Molly Goldberg welcomes an old beau to town, who is accompanied by his much younger fiancée. Molly invites her to join her evening music-appreciation classes, where the woman and the teacher exhibit a strong attraction to one another, leaving Molly to find ways to subtly intervene.

Cast

Reception

In a contemporary review for The New York Times, critic Thomas M. Pryor wrote: "[T]he picture tells a simple story about wholesome, unsophisticated people who live a normal life and share all their joys and anxieties within the confines of our strongest bastion, the home. The Goldbergs, product of the Bronx, U. S. A., are the same sort of lovable, solid citizens on the screen as they have been on the radio for fifteen years and, more recently, on the stage and in television. ... A carping critic might observe that the film ... is no more than an animated transcription of a radio script, but why fly in the face of Molly's wonderful malapropisms?"[4]

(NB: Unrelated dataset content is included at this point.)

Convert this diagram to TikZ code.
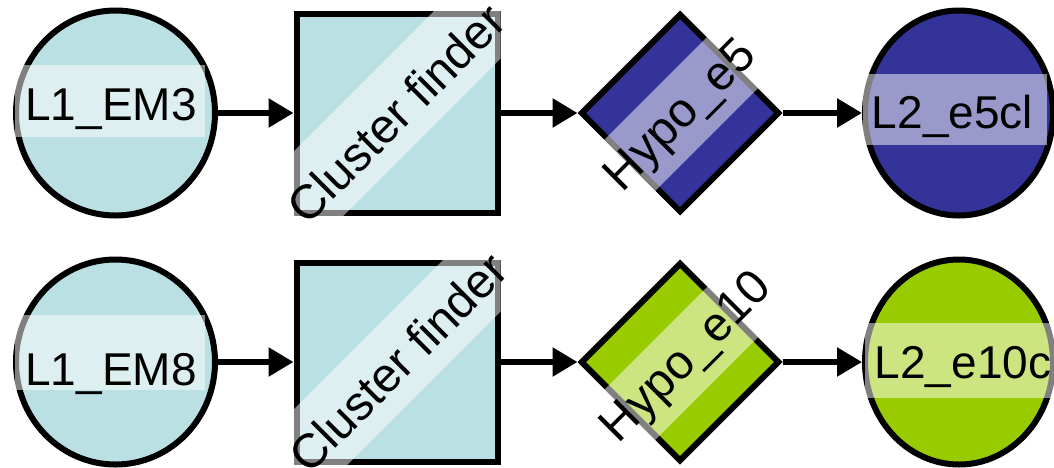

Critic Philip K. Scheuer of the Los Angeles Times wrote: "'Molly,'—as this frankly sentimental family saga is now called—is really one of the nicest pictures in months. Especially if you are receptive to a change of pace and willing to adapt yourself to a technique quite unabashedly that of the talkative TV screen. ... Molly's malapropisms gain, if anything, by issuing from the larger screen."[5]